Spinning off from the other thread about SELinux, I just tried to re-enable SELinux on my personal server hosting just email and forum for a small local community.
Average load for this Intel Core 2 Duo box with 2GB of ram (usually with some 1GB free) was generally below 0.4 for the last 24hrs, averaging 0.23 based on MRTG.
Once I did setenforce 1, load shot through the roof to fluctuate between 3 to 5. As per my past experience setroubleshootd started chewing up ram more than 600M and 500M worth of virt and res based on top. The server started crawling and php apps stopped communicating with mysql.
I had to kill setroubleshootd in order to return things to normal.
This again reflects my original experience with SELinux: massive resource hog and this is just a lowly loaded webserver. Naturally it seems to me that this doesn't seem like it should be the norm.
What could be going on here or rather what could be wrong here?
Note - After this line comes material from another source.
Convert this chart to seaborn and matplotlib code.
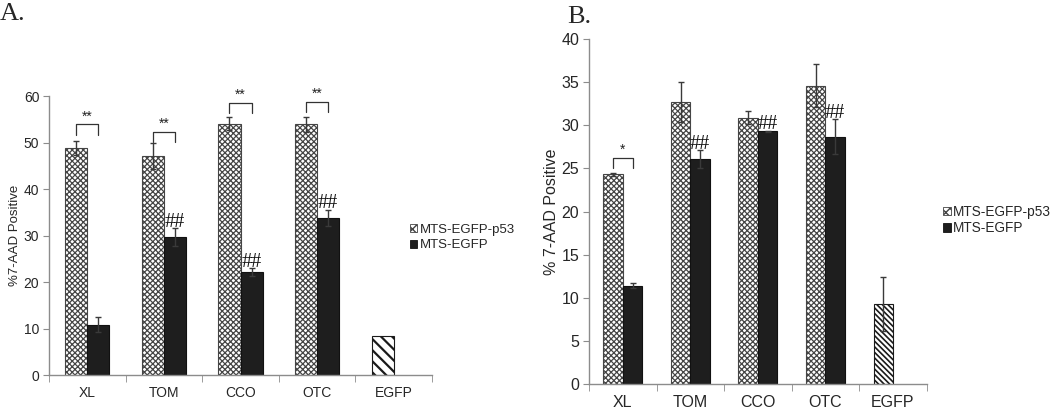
import numpy as np
import pandas as pd
import seaborn as sns
import matplotlib.pyplot as plt
import matplotlib.patches as mpatches
from matplotlib.container import BarContainer

categories = ["XL", "TOM", "CCO", "OTC", "EGFP"]
series = ["MTS-EGFP-p53", "MTS-EGFP"]

# panel A
a_p53 = [48.8, 47.1, 54.1, 53.9, 8.4]
a_p53_err = [1.5, 2.8, 1.4, 1.6, 0.0]
a_egfp = [10.8, 29.7, 22.2, 33.8, np.nan]
a_egfp_err = [1.6, 1.9, 0.8, 1.8, np.nan]
a_stars = ["**", "**", "**", "**", ""]
a_bracket = [53.9, 52.3, 58.6, 58.7, np.nan]
a_hash = ["", "##", "##", "##", ""]

# panel B
b_p53 = [24.3, 32.7, 30.9, 34.6, 9.3]
b_p53_err = [0.15, 2.3, 0.8, 2.5, 3.1]
b_egfp = [11.4, 26.1, 29.3, 28.7, np.nan]
b_egfp_err = [0.3, 1.0, 0.1, 2.0, np.nan]
b_stars = ["*", "", "", "", ""]
b_bracket = [26.2, np.nan, np.nan, np.nan, np.nan]
b_hash = ["", "##", "##", "##", ""]

sns.set_style("white")
plt.rcParams["font.family"] = ["Liberation Sans", "DejaVu Sans"]
SERIF = ["Liberation Serif", "DejaVu Serif"]
AXIS_GREY = "#8c8c8c"
P53_HATCH = "xxxxxx"


def set_hatch_lw(patch, lw):
    if hasattr(patch, "set_hatch_linewidth"):
        patch.set_hatch_linewidth(lw)


def draw_panel(ax, p53, p53_err, egfp, egfp_err, stars, bracket, hashes,
               ymax, ystep, ylabel, leg, ctrl_hatch, ctrl_lw, tick_size):
    df = pd.DataFrame({
        "category": categories * 2,
        "series": [series[0]] * len(categories) + [series[1]] * len(categories),
        "value": list(p53) + list(egfp),
    }).dropna()

    sns.barplot(data=df, x="category", y="value", hue="series",
                order=categories, hue_order=series,
                palette=["white", "#1e1e1e"], saturation=1,
                width=0.575, errorbar=None, legend=False, ax=ax)

    errs = [p53_err, egfp_err]
    centers = {}
    bar_containers = [c for c in ax.containers if isinstance(c, BarContainer)]
    for s, container in enumerate(bar_containers):
        for bar in container:
            if bar is None:
                continue
            cx = bar.get_x() + bar.get_width() / 2
            i = int(round(cx))
            top = bar.get_height()
            centers[(s, i)] = (cx, top)
            if s == 0 and categories[i] == "EGFP":
                bar.set_facecolor("white")
                bar.set_edgecolor("#1a1a1a")
                bar.set_hatch(ctrl_hatch)
                set_hatch_lw(bar, ctrl_lw)
            elif s == 0:
                bar.set_facecolor("white")
                bar.set_edgecolor("#454545")
                bar.set_hatch(P53_HATCH)
                set_hatch_lw(bar, 0.9)
            else:
                bar.set_edgecolor("#111111")
            bar.set_linewidth(0.8)
            e = errs[s][i]
            if e is not None and not np.isnan(e) and e > 0:
                ax.errorbar(cx, top, yerr=e, fmt="none", ecolor="#3a3a3a",
                            elinewidth=1, capsize=2.5, capthick=1, zorder=5)

    # significance brackets between the two bars of a group
    for i, lab in enumerate(stars):
        if not lab:
            continue
        x0 = centers[(0, i)][0]
        x1 = centers[(1, i)][0]
        yb = bracket[i]
        ax.plot([x0, x0, x1, x1], [yb - leg, yb, yb, yb - leg],
                color="#333333", lw=0.9, zorder=6)
        ax.text((x0 + x1) / 2, yb + leg * 0.1, lab, ha="center", va="bottom",
                fontsize=10, color="#222222")

    # ## marks over the MTS-EGFP bars
    for i, lab in enumerate(hashes):
        if not lab:
            continue
        cx, top = centers[(1, i)]
        e = egfp_err[i]
        ax.text(cx, top + e + 0.15 * ystep / 5, lab, ha="center", va="baseline",
                fontsize=14.5, family=SERIF, color="#111111")

    ax.set_ylim(0, ymax)
    ax.set_yticks(np.arange(0, ymax + 0.1, ystep))
    ax.set_xlim(-0.5, len(categories) - 0.5)
    ax.set_xticks(np.arange(-0.5, len(categories), 1), minor=True)
    ax.tick_params(axis="x", which="major", length=0, labelsize=tick_size, pad=8)
    ax.tick_params(axis="x", which="minor", length=5, bottom=True,
                   direction="out", color=AXIS_GREY)
    ax.tick_params(axis="y", length=4, left=True, direction="out",
                   color=AXIS_GREY, labelsize=tick_size, pad=3)
    ax.set_xlabel("")
    ax.set_ylabel(ylabel)
    sns.despine(ax=ax)
    for sp in ("left", "bottom"):
        ax.spines[sp].set_color(AXIS_GREY)
        ax.spines[sp].set_linewidth(1)


def legend_handles():
    h1 = mpatches.Patch(facecolor="white", edgecolor="#454545", hatch="xxxx",
                        linewidth=0.6)
    h2 = mpatches.Patch(facecolor="#1e1e1e", edgecolor="#111111", linewidth=0.6)
    return [h1, h2]


fig = plt.figure(figsize=(10.5, 4.12), dpi=100)
axA = fig.add_axes([0.0467, 0.0898, 0.3647, 0.677])
axB = fig.add_axes([0.561, 0.068, 0.3216, 0.837])

draw_panel(axA, a_p53, a_p53_err, a_egfp, a_egfp_err, a_stars, a_bracket,
           a_hash, 60, 10, "%7-AAD Positive", 2.2, "\\\\\\", 1.6, 10)
draw_panel(axB, b_p53, b_p53_err, b_egfp, b_egfp_err, b_stars, b_bracket,
           b_hash, 40, 5, "% 7-AAD Positive", 1.1, "\\\\\\\\\\\\", 1.2, 11.5)

axA.yaxis.label.set_size(9.5)
axB.yaxis.label.set_size(11.5)
axA.yaxis.set_label_coords(-0.072, 0.5)
axB.yaxis.set_label_coords(-0.089, 0.5)

fig.legend(handles=legend_handles(), labels=series, loc="center left",
           bbox_to_anchor=(0.390, 1 - 237.5 / 412), frameon=False,
           fontsize=9.5, handlelength=0.6, handleheight=0.6,
           handletextpad=0.15, labelspacing=0.3, borderpad=0,
           borderaxespad=0)
fig.legend(handles=legend_handles(), labels=series, loc="center left",
           bbox_to_anchor=(0.898, 1 - 220 / 412), frameon=False,
           fontsize=9.8, handlelength=0.6, handleheight=0.6,
           handletextpad=0.15, labelspacing=0.2, borderpad=0,
           borderaxespad=0)

fig.text(0.0, 0.992, "A.", family=SERIF, fontsize=19, va="top", ha="left")
fig.text(0.540, 0.985, "B.", family=SERIF, fontsize=19, va="top", ha="left")

fig.savefig("out.png", dpi=100)
plt.close(fig)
On Fri, 2009-03-06 at 12:00 +0800, Noob Centos Admin wrote:
Spinning off from the other thread about SELinux, I just tried to re-enable SELinux on my personal server hosting just email and forum for a small local community.
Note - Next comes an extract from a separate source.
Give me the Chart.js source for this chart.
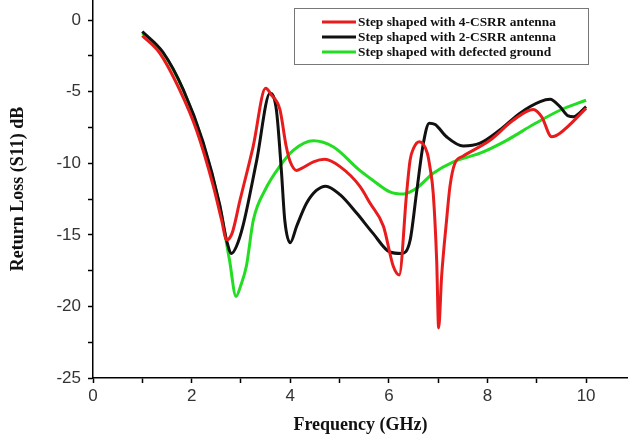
<!DOCTYPE html>
<html>
<head>
<meta charset="utf-8">
<script src="https://cdn.jsdelivr.net/npm/chart.js@4.4.1/dist/chart.umd.min.js"></script>
<style>
  html, body { margin: 0; padding: 0; background: #fff; }
  #wrap { width: 628px; height: 437px; }
</style>
</head>
<body>
<div id="wrap"><canvas id="s11" width="628" height="437"></canvas></div>
<script>
// return loss curves, frequency in GHz, S11 in dB
const freq4Csrr = [1.0, 1.35, 1.76, 2.1, 2.44, 2.61, 2.71, 2.82, 2.98, 3.25, 3.5, 3.62, 3.79, 3.92, 4.0, 4.13, 4.23, 4.47, 4.7, 5.01, 5.41, 5.62, 5.89, 6.09, 6.21, 6.36, 6.43, 6.5, 6.62, 6.78, 6.83, 6.9, 6.97, 7.01, 7.07, 7.17, 7.24, 7.34, 7.51, 8.05, 8.52, 8.93, 9.1, 9.3, 9.47, 10.0];
const s11_4Csrr = [-1.1, -2.3, -4.9, -7.7, -11.6, -14.0, -15.35, -14.9, -12.6, -8.8, -4.77, -5.24, -6.24, -8.85, -9.9, -10.5, -10.36, -9.9, -9.73, -10.24, -11.6, -12.8, -14.4, -17.2, -17.8, -12.1, -9.8, -8.96, -8.5, -9.3, -10.2, -12.1, -16.8, -21.5, -17.9, -14.0, -11.6, -10.0, -9.5, -8.4, -7.0, -6.24, -6.76, -8.15, -7.9, -6.17];

const freq2Csrr = [1.0, 1.42, 1.83, 2.23, 2.57, 2.71, 2.81, 2.91, 3.04, 3.32, 3.59, 3.72, 3.82, 3.89, 4.0, 4.13, 4.33, 4.53, 4.72, 5.01, 5.35, 5.68, 6.02, 6.26, 6.43, 6.56, 6.7, 6.82, 6.94, 7.17, 7.51, 7.85, 8.25, 8.66, 9.07, 9.27, 9.47, 9.64, 9.74, 10.0];
const s11_2Csrr = [-0.8, -2.25, -4.85, -8.5, -12.9, -15.4, -16.3, -15.8, -14.4, -9.8, -5.12, -6.3, -10.5, -14.0, -15.55, -14.4, -12.8, -11.9, -11.6, -12.2, -13.5, -14.9, -16.2, -16.3, -15.4, -12.1, -8.6, -7.2, -7.3, -8.15, -8.8, -8.6, -7.68, -6.5, -5.7, -5.54, -6.05, -6.7, -6.75, -6.05];

const freqDgs = [1.0, 1.42, 1.83, 2.23, 2.57, 2.77, 2.9, 3.0, 3.11, 3.25, 3.5, 3.79, 4.06, 4.47, 4.87, 5.41, 5.68, 6.02, 6.29, 6.56, 6.9, 7.31, 7.85, 8.39, 8.93, 9.47, 10.0];
const s11Dgs = [-0.9, -2.3, -4.9, -8.6, -13.0, -16.8, -19.3, -18.5, -17.2, -14.0, -11.8, -10.2, -9.1, -8.43, -8.85, -10.5, -11.2, -12.0, -12.15, -11.75, -10.7, -9.9, -9.3, -8.4, -7.3, -6.3, -5.6];

const seriesNames = ['Step shaped with 4-CSRR antenna', 'Step shaped with 2-CSRR antenna', 'Step shaped with defected ground'];
const seriesColors = ['#e81c1c', '#111111', '#22dd22'];

const xTicks = [0, 1, 2, 3, 4, 5, 6, 7, 8, 9, 10];
const yTicks = [-25, -22.5, -20, -17.5, -15, -12.5, -10, -7.5, -5, -2.5, 0];

function pts(xs, ys) {
  return xs.map((x, i) => ({ x: x, y: ys[i] }));
}

// boxed legend in the upper right corner
const boxLegend = {
  id: 'boxLegend',
  afterDraw(chart) {
    const ctx = chart.ctx;
    ctx.save();
    ctx.strokeStyle = '#777';
    ctx.lineWidth = 1;
    ctx.fillStyle = '#fff';
    ctx.fillRect(294.5, 8.5, 294, 56);
    ctx.strokeRect(294.5, 8.5, 294, 56);
    ctx.font = 'bold 13.4px "Liberation Serif", "Times New Roman", serif';
    ctx.textBaseline = 'middle';
    const rows = [22, 37, 52];
    chart.data.datasets.forEach((ds, i) => {
      ctx.strokeStyle = ds.borderColor;
      ctx.lineWidth = 3;
      ctx.beginPath();
      ctx.moveTo(322, rows[i]);
      ctx.lineTo(356, rows[i]);
      ctx.stroke();
      ctx.fillStyle = '#111';
      ctx.fillText(ds.label, 358, rows[i] + 0.5);
    });
    ctx.restore();
  }
};

const tickFont = { family: '"Liberation Sans", Arial, sans-serif', size: 17 };
const titleFont = { family: '"Liberation Serif", "Times New Roman", serif', size: 18, weight: 'bold' };

new Chart(document.getElementById('s11'), {
  type: 'line',
  data: {
    datasets: [
      { label: seriesNames[0], data: pts(freq4Csrr, s11_4Csrr), borderColor: seriesColors[0], order: 0 },
      { label: seriesNames[1], data: pts(freq2Csrr, s11_2Csrr), borderColor: seriesColors[1], order: 1 },
      { label: seriesNames[2], data: pts(freqDgs, s11Dgs), borderColor: seriesColors[2], order: 2 }
    ]
  },
  options: {
    responsive: false,
    animation: false,
    devicePixelRatio: 1,
    layout: { padding: 0 },
    elements: {
      line: { borderWidth: 3, cubicInterpolationMode: 'monotone', fill: false },
      point: { radius: 0 }
    },
    plugins: {
      legend: { display: false },
      tooltip: { enabled: false }
    },
    scales: {
      x: {
        type: 'linear',
        min: 0,
        max: 10.85,
        afterBuildTicks: s => { s.ticks = xTicks.map(v => ({ value: v })); },
        afterFit: s => { s.height = 59; s.paddingLeft = 0; s.paddingRight = 0; },
        border: { color: '#000', width: 1.5 },
        grid: { drawOnChartArea: false, tickLength: 5, tickColor: '#000', tickWidth: 1.5 },
        ticks: {
          autoSkip: false,
          maxRotation: 0,
          padding: 3,
          color: '#333',
          font: tickFont,
          callback: v => (v % 2 === 0 ? String(v) : '')
        },
        title: { display: true, text: 'Frequency (GHz)', color: '#111', font: titleFont, padding: { top: 0, bottom: 1 } }
      },
      y: {
        min: -25,
        max: 1.4,
        afterBuildTicks: s => { s.ticks = yTicks.map(v => ({ value: v })); },
        afterFit: s => { s.width = 93; s.paddingTop = 0; s.paddingBottom = 0; },
        border: { color: '#000', width: 1.5 },
        grid: { drawOnChartArea: false, tickLength: 5, tickColor: '#000', tickWidth: 1.5 },
        ticks: {
          autoSkip: false,
          padding: 7,
          color: '#333',
          font: tickFont,
          callback: v => (v % 5 === 0 ? String(v) : '')
        },
        title: { display: true, text: 'Return Loss (S11) dB', color: '#111', font: titleFont, padding: { top: 8, bottom: 0 } }
      }
    }
  },
  plugins: [boxLegend]
});
</script>
</body>
</html>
Average load for this Intel Core 2 Duo box with 2GB of ram (usually with some 1GB free) was generally below 0.4 for the last 24hrs, averaging 0.23 based on MRTG.
Once I did setenforce 1, load shot through the roof to fluctuate between 3 to 5. As per my past experience setroubleshootd started chewing up ram more than 600M and 500M worth of virt and res based on top. The server started crawling and php apps stopped communicating with mysql.
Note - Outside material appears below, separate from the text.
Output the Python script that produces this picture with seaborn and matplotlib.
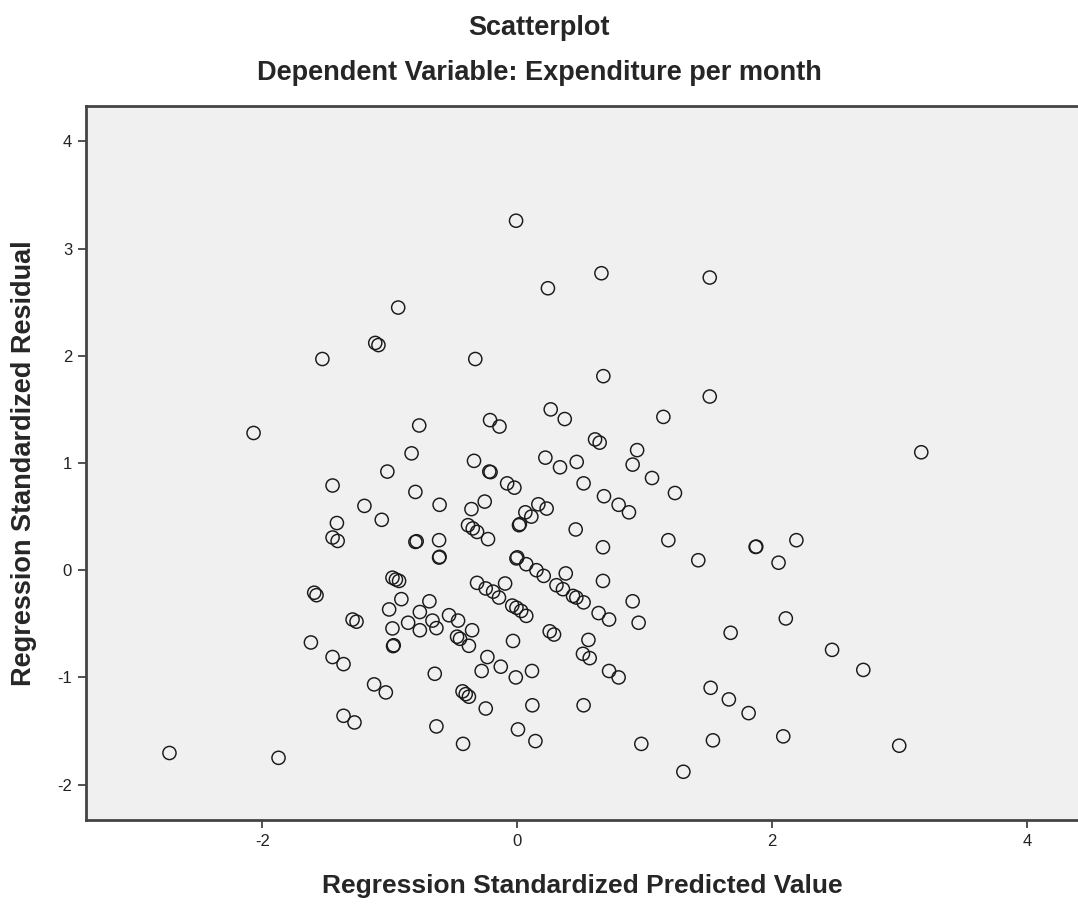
import matplotlib
matplotlib.use("Agg")
import pandas as pd
import seaborn as sns
import matplotlib.pyplot as plt

# Standardized predicted values (x) and standardized residuals (y)
pred_values = [
    -0.935, -1.115, -1.09, -1.53, -2.07, -0.83, -1.02, -1.45, -1.20, -0.77,
    -0.80, -0.01, 0.66, 1.51, 0.24, -0.33, 0.675, 1.51, 0.262, 0.372,
    1.146, -0.214, -0.14, 0.61, 0.646, 0.94, 0.905, -0.34, -0.22, -0.21,
    0.22, 0.335, 0.466, 1.057, 1.237, 0.52, 0.68, 0.795, 0.876, -0.08,
    -0.023, -0.61, -0.36, -0.256, 0.063, 0.11, 0.165, 0.23, -0.387, -0.35,
    -0.316, -0.23, 0.013, 0.02, 0.458, 0.672, 1.185, 1.42, -0.80, -0.79,
    -0.614, -0.614, -0.61, -0.007, 0.0, 0.07, 0.15, 0.207, 0.38, 0.307,
    0.358, 0.437, 0.463, 0.52, 0.672, 0.905, 0.952, 0.638, 0.72, -0.98,
    -0.953, -0.928, -0.91, -0.316, -0.248, -0.19, -0.144, -0.096, -0.04, -0.007,
    0.03, 0.07, -0.69, -0.765, -0.857, -0.765, -0.666, -0.635, -0.536, -0.465,
    -0.355, -0.473, -0.45, -0.38, -0.975, -0.97, -0.034, 0.254, 0.288, 0.558,
    0.515, 0.568, -0.235, -0.28, -0.13, -0.012, 0.115, -0.648, 0.72, 0.795,
    1.517, 1.66, 1.674, -0.43, -0.405, -0.38, -0.248, 0.118, 0.52, -0.635,
    -0.426, 0.005, 0.142, 0.973, 1.535, 1.303, -1.064, -1.416, -1.45, -1.41,
    -1.006, -0.98, -1.594, -1.576, -1.293, -1.262, -1.62, -1.45, -1.364, -1.124,
    -1.032, -1.364, -1.278, -2.73, -1.874, 1.87, 1.875, 2.19, 2.05, 2.107,
    2.47, 2.715, 1.815, 2.087, 2.997, 3.17,
]
resid_values = [
    2.45, 2.12, 2.10, 1.97, 1.28, 1.09, 0.92, 0.79, 0.60, 1.35,
    0.73, 3.26, 2.77, 2.73, 2.63, 1.97, 1.81, 1.62, 1.50, 1.41,
    1.43, 1.40, 1.34, 1.22, 1.19, 1.12, 0.985, 1.02, 0.92, 0.915,
    1.05, 0.96, 1.01, 0.86, 0.72, 0.81, 0.69, 0.61, 0.54, 0.81,
    0.77, 0.61, 0.57, 0.64, 0.54, 0.50, 0.615, 0.575, 0.42, 0.39,
    0.357, 0.29, 0.42, 0.43, 0.38, 0.214, 0.28, 0.093, 0.264, 0.27,
    0.28, 0.118, 0.125, 0.11, 0.12, 0.056, 0.0, -0.053, -0.03, -0.14,
    -0.177, -0.24, -0.255, -0.30, -0.10, -0.29, -0.49, -0.40, -0.46, -0.07,
    -0.087, -0.10, -0.27, -0.118, -0.17, -0.20, -0.255, -0.124, -0.33, -0.35,
    -0.38, -0.426, -0.29, -0.39, -0.49, -0.56, -0.47, -0.54, -0.42, -0.47,
    -0.56, -0.62, -0.64, -0.705, -0.708, -0.70, -0.66, -0.57, -0.60, -0.65,
    -0.78, -0.82, -0.81, -0.94, -0.90, -1.0, -0.94, -0.966, -0.94, -1.0,
    -1.097, -1.205, -0.584, -1.13, -1.156, -1.18, -1.29, -1.26, -1.26, -1.457,
    -1.62, -1.485, -1.594, -1.62, -1.587, -1.88, 0.47, 0.44, 0.305, 0.273,
    -0.366, -0.543, -0.21, -0.233, -0.46, -0.48, -0.674, -0.81, -0.876, -1.065,
    -1.14, -1.358, -1.42, -1.705, -1.75, 0.217, 0.22, 0.28, 0.07, -0.45,
    -0.743, -0.93, -1.333, -1.55, -1.637, 1.10,
]
x_ticks = [-2, 0, 2, 4]
y_ticks = [-2, -1, 0, 1, 2, 3, 4]

df = pd.DataFrame({"pred": pred_values, "resid": resid_values})

sns.set_style("ticks", {"axes.facecolor": "#F0F0F0"})
plt.rcParams["font.family"] = ["Liberation Sans", "DejaVu Sans"]
plt.rcParams["axes.unicode_minus"] = False

fig = plt.figure(figsize=(10.78, 9.05), dpi=100)
ax = fig.add_axes([86 / 1078, 85 / 905, 1 - 86 / 1078, (820 - 106) / 905])

sns.scatterplot(data=df, x="pred", y="resid", ax=ax, s=90,
                facecolor="none", edgecolor="#1a1a1a", linewidth=1.05)

ax.set_xlim(-3.385, 4.40)
ax.set_ylim(-2.33, 4.33)
ax.set_xticks(x_ticks)
ax.set_yticks(y_ticks)
ax.tick_params(direction="out", length=6, width=1.2, color="#333333",
               labelsize=12, labelcolor="#222222", pad=4)

for side in ["left", "bottom", "top"]:
    ax.spines[side].set_linewidth(2)
    ax.spines[side].set_color("#444444")
ax.spines["right"].set_visible(False)

ax.set_xlabel("Regression Standardized Predicted Value", fontsize=19,
              fontweight="bold")
ax.xaxis.set_label_coords(0.5, -0.092)
ax.xaxis.label.set_va("center")
ax.set_ylabel("Regression Standardized Residual", fontsize=19.5,
              fontweight="bold")
ax.yaxis.set_label_coords(-0.063, 0.5)
ax.yaxis.label.set_va("center")

fig.text(0.5, 1 - 28 / 905, "Scatterplot", ha="center", va="center",
         fontsize=19.5, fontweight="bold")
fig.text(0.5, 1 - 73 / 905, "Dependent Variable: Expenditure per month",
         ha="center", va="center", fontsize=19.5, fontweight="bold")

fig.savefig("out.png", dpi=100, facecolor="white")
I had to kill setroubleshootd in order to return things to normal.
This again reflects my original experience with SELinux: massive resource hog and this is just a lowly loaded webserver. Naturally it seems to me that this doesn't seem like it should be the norm.
What could be going on here or rather what could be wrong here?
---- did you 'relabel' the entire filesystem? - that's pretty much necessary if you've been running the system without having SELinux running, at least in permissive mode.
Craig
On Fri, Mar 6, 2009 at 12:11 PM, Craig White craigwhite@azapple.com wrote:
did you 'relabel' the entire filesystem? - that's pretty much necessary if you've been running the system without having SELinux running, at least in permissive mode.
SELinux had been running in permissive. I did not disable during install because of the warning about having to relabel the entire filesystem if I wish to re-enable it subsequently. That seems like a bad idea so I've always ran it in permissive rather than enforcing due to the first experience.
Noob Centos Admin wrote:
This again reflects my original experience with SELinux: massive resource hog and this is just a lowly loaded webserver. Naturally it seems to me that this doesn't seem like it should be the norm.
You do not need setroubleshoot to run selinux, so your comment up there says nothing. SELinux itself is not a resource hog at all (and which version are you running? Is that box up to date?).